[Recorded data]

━━━━

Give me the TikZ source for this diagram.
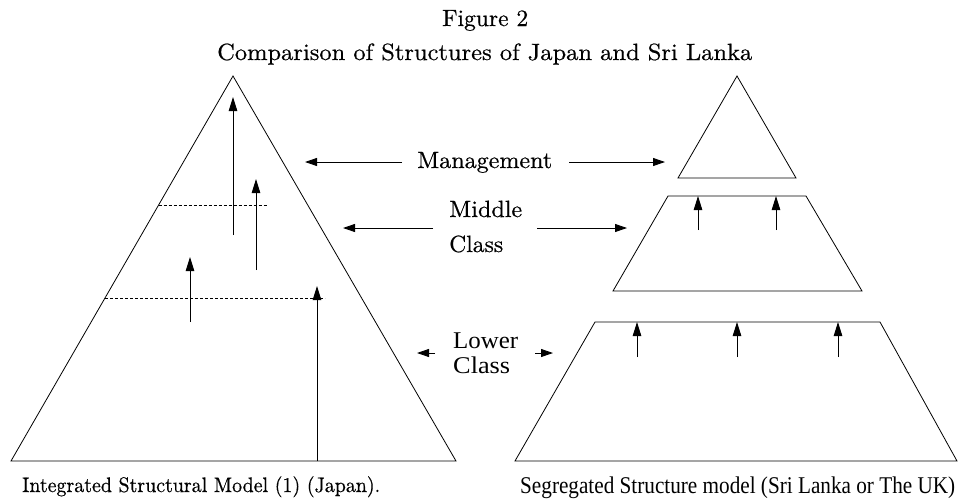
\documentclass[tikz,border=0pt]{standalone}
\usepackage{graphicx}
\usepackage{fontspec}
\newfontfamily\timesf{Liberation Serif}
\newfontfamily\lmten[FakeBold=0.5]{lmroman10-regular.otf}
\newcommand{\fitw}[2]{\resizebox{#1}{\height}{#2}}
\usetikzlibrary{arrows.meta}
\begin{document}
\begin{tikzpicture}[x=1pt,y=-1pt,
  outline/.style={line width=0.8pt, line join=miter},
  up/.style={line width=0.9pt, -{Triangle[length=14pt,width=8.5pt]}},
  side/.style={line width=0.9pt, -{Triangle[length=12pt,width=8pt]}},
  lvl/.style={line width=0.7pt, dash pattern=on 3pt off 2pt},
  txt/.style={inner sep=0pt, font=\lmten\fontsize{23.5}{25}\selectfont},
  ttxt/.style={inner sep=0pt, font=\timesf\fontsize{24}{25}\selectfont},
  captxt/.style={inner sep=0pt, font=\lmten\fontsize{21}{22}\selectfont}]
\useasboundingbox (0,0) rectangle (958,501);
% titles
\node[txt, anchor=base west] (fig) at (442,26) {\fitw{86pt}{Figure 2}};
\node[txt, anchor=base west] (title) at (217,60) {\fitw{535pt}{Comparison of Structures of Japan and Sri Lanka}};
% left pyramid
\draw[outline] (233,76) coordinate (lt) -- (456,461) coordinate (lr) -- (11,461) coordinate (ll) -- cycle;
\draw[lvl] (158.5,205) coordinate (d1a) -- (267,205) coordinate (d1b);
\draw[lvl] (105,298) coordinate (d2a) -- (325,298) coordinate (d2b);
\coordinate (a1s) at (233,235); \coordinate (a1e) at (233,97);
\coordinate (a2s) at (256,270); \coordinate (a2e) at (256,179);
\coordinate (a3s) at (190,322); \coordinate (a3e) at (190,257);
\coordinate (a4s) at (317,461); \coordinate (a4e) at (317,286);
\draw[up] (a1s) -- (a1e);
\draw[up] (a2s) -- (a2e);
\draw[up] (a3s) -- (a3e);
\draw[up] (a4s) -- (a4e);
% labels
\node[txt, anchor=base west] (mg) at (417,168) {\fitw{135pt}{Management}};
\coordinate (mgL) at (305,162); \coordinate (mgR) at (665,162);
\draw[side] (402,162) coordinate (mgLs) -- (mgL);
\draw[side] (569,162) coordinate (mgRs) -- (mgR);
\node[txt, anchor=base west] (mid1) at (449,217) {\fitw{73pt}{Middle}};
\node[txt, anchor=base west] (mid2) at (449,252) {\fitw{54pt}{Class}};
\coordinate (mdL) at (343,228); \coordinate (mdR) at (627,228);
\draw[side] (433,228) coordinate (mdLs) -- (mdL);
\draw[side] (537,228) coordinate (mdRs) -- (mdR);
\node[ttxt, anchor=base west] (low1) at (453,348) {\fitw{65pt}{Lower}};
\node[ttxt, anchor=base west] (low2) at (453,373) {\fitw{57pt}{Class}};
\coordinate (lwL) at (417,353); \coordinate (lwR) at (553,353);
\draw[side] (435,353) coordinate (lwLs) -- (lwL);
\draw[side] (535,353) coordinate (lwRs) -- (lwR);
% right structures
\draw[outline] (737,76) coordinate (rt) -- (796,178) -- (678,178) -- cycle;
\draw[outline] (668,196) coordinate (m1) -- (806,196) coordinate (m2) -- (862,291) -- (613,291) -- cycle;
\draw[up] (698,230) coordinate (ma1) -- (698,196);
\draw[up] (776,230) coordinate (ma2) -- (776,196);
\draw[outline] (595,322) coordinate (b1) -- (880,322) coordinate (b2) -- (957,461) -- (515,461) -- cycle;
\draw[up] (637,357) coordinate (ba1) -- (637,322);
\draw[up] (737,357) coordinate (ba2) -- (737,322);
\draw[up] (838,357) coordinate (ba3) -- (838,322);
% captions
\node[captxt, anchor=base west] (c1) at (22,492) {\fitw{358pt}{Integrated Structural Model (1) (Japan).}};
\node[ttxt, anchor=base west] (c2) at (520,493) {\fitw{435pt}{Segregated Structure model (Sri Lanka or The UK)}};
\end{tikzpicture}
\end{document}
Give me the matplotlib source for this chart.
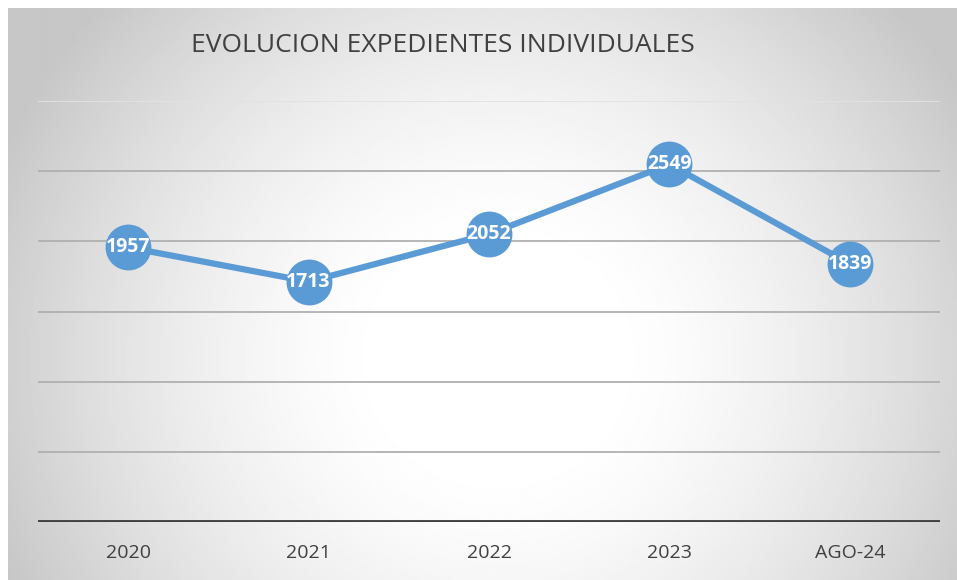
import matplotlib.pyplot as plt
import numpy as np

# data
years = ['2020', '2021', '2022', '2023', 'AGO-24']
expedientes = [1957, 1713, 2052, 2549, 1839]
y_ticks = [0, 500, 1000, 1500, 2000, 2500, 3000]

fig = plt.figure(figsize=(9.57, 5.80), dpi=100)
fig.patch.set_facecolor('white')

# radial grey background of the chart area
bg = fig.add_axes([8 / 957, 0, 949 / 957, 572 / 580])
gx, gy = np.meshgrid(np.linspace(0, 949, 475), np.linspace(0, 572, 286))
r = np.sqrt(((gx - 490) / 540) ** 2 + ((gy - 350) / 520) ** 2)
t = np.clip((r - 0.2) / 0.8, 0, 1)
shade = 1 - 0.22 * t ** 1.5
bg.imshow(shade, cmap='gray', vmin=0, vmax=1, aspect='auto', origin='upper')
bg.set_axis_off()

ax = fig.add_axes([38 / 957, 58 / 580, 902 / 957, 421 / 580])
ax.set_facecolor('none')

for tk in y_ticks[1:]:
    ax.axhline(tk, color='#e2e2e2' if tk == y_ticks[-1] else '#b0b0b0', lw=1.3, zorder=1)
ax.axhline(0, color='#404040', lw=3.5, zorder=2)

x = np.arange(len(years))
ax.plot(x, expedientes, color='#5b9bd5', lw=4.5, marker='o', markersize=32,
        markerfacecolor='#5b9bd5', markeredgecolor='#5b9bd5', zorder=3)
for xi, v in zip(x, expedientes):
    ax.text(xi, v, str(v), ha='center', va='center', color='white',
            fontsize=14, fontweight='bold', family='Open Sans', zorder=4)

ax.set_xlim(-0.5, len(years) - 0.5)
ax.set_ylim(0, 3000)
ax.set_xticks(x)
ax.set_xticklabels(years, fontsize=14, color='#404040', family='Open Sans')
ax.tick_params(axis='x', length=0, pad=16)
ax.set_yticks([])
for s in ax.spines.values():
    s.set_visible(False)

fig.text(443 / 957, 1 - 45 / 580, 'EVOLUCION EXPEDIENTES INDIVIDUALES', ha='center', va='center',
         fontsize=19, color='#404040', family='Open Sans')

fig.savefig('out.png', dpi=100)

━━━━

Repeat the material above verbatim, with no pictures in the output.

■ **Task output**:
Give me the TikZ source for this diagram.
\documentclass[tikz,border=0pt]{standalone}
\usepackage{graphicx}
\usepackage{fontspec}
\newfontfamily\timesf{Liberation Serif}
\newfontfamily\lmten[FakeBold=0.5]{lmroman10-regular.otf}
\newcommand{\fitw}[2]{\resizebox{#1}{\height}{#2}}
\usetikzlibrary{arrows.meta}
\begin{document}
\begin{tikzpicture}[x=1pt,y=-1pt,
  outline/.style={line width=0.8pt, line join=miter},
  up/.style={line width=0.9pt, -{Triangle[length=14pt,width=8.5pt]}},
  side/.style={line width=0.9pt, -{Triangle[length=12pt,width=8pt]}},
  lvl/.style={line width=0.7pt, dash pattern=on 3pt off 2pt},
  txt/.style={inner sep=0pt, font=\lmten\fontsize{23.5}{25}\selectfont},
  ttxt/.style={inner sep=0pt, font=\timesf\fontsize{24}{25}\selectfont},
  captxt/.style={inner sep=0pt, font=\lmten\fontsize{21}{22}\selectfont}]
\useasboundingbox (0,0) rectangle (958,501);
% titles
\node[txt, anchor=base west] (fig) at (442,26) {\fitw{86pt}{Figure 2}};
\node[txt, anchor=base west] (title) at (217,60) {\fitw{535pt}{Comparison of Structures of Japan and Sri Lanka}};
% left pyramid
\draw[outline] (233,76) coordinate (lt) -- (456,461) coordinate (lr) -- (11,461) coordinate (ll) -- cycle;
\draw[lvl] (158.5,205) coordinate (d1a) -- (267,205) coordinate (d1b);
\draw[lvl] (105,298) coordinate (d2a) -- (325,298) coordinate (d2b);
\coordinate (a1s) at (233,235); \coordinate (a1e) at (233,97);
\coordinate (a2s) at (256,270); \coordinate (a2e) at (256,179);
\coordinate (a3s) at (190,322); \coordinate (a3e) at (190,257);
\coordinate (a4s) at (317,461); \coordinate (a4e) at (317,286);
\draw[up] (a1s) -- (a1e);
\draw[up] (a2s) -- (a2e);
\draw[up] (a3s) -- (a3e);
\draw[up] (a4s) -- (a4e);
% labels
\node[txt, anchor=base west] (mg) at (417,168) {\fitw{135pt}{Management}};
\coordinate (mgL) at (305,162); \coordinate (mgR) at (665,162);
\draw[side] (402,162) coordinate (mgLs) -- (mgL);
\draw[side] (569,162) coordinate (mgRs) -- (mgR);
\node[txt, anchor=base west] (mid1) at (449,217) {\fitw{73pt}{Middle}};
\node[txt, anchor=base west] (mid2) at (449,252) {\fitw{54pt}{Class}};
\coordinate (mdL) at (343,228); \coordinate (mdR) at (627,228);
\draw[side] (433,228) coordinate (mdLs) -- (mdL);
\draw[side] (537,228) coordinate (mdRs) -- (mdR);
\node[ttxt, anchor=base west] (low1) at (453,348) {\fitw{65pt}{Lower}};
\node[ttxt, anchor=base west] (low2) at (453,373) {\fitw{57pt}{Class}};
\coordinate (lwL) at (417,353); \coordinate (lwR) at (553,353);
\draw[side] (435,353) coordinate (lwLs) -- (lwL);
\draw[side] (535,353) coordinate (lwRs) -- (lwR);
% right structures
\draw[outline] (737,76) coordinate (rt) -- (796,178) -- (678,178) -- cycle;
\draw[outline] (668,196) coordinate (m1) -- (806,196) coordinate (m2) -- (862,291) -- (613,291) -- cycle;
\draw[up] (698,230) coordinate (ma1) -- (698,196);
\draw[up] (776,230) coordinate (ma2) -- (776,196);
\draw[outline] (595,322) coordinate (b1) -- (880,322) coordinate (b2) -- (957,461) -- (515,461) -- cycle;
\draw[up] (637,357) coordinate (ba1) -- (637,322);
\draw[up] (737,357) coordinate (ba2) -- (737,322);
\draw[up] (838,357) coordinate (ba3) -- (838,322);
% captions
\node[captxt, anchor=base west] (c1) at (22,492) {\fitw{358pt}{Integrated Structural Model (1) (Japan).}};
\node[ttxt, anchor=base west] (c2) at (520,493) {\fitw{435pt}{Segregated Structure model (Sri Lanka or The UK)}};
\end{tikzpicture}
\end{document}
Give me the matplotlib source for this chart.
import matplotlib.pyplot as plt
import numpy as np

# data
years = ['2020', '2021', '2022', '2023', 'AGO-24']
expedientes = [1957, 1713, 2052, 2549, 1839]
y_ticks = [0, 500, 1000, 1500, 2000, 2500, 3000]

fig = plt.figure(figsize=(9.57, 5.80), dpi=100)
fig.patch.set_facecolor('white')

# radial grey background of the chart area
bg = fig.add_axes([8 / 957, 0, 949 / 957, 572 / 580])
gx, gy = np.meshgrid(np.linspace(0, 949, 475), np.linspace(0, 572, 286))
r = np.sqrt(((gx - 490) / 540) ** 2 + ((gy - 350) / 520) ** 2)
t = np.clip((r - 0.2) / 0.8, 0, 1)
shade = 1 - 0.22 * t ** 1.5
bg.imshow(shade, cmap='gray', vmin=0, vmax=1, aspect='auto', origin='upper')
bg.set_axis_off()

ax = fig.add_axes([38 / 957, 58 / 580, 902 / 957, 421 / 580])
ax.set_facecolor('none')

for tk in y_ticks[1:]:
    ax.axhline(tk, color='#e2e2e2' if tk == y_ticks[-1] else '#b0b0b0', lw=1.3, zorder=1)
ax.axhline(0, color='#404040', lw=3.5, zorder=2)

x = np.arange(len(years))
ax.plot(x, expedientes, color='#5b9bd5', lw=4.5, marker='o', markersize=32,
        markerfacecolor='#5b9bd5', markeredgecolor='#5b9bd5', zorder=3)
for xi, v in zip(x, expedientes):
    ax.text(xi, v, str(v), ha='center', va='center', color='white',
            fontsize=14, fontweight='bold', family='Open Sans', zorder=4)

ax.set_xlim(-0.5, len(years) - 0.5)
ax.set_ylim(0, 3000)
ax.set_xticks(x)
ax.set_xticklabels(years, fontsize=14, color='#404040', family='Open Sans')
ax.tick_params(axis='x', length=0, pad=16)
ax.set_yticks([])
for s in ax.spines.values():
    s.set_visible(False)

fig.text(443 / 957, 1 - 45 / 580, 'EVOLUCION EXPEDIENTES INDIVIDUALES', ha='center', va='center',
         fontsize=19, color='#404040', family='Open Sans')

fig.savefig('out.png', dpi=100)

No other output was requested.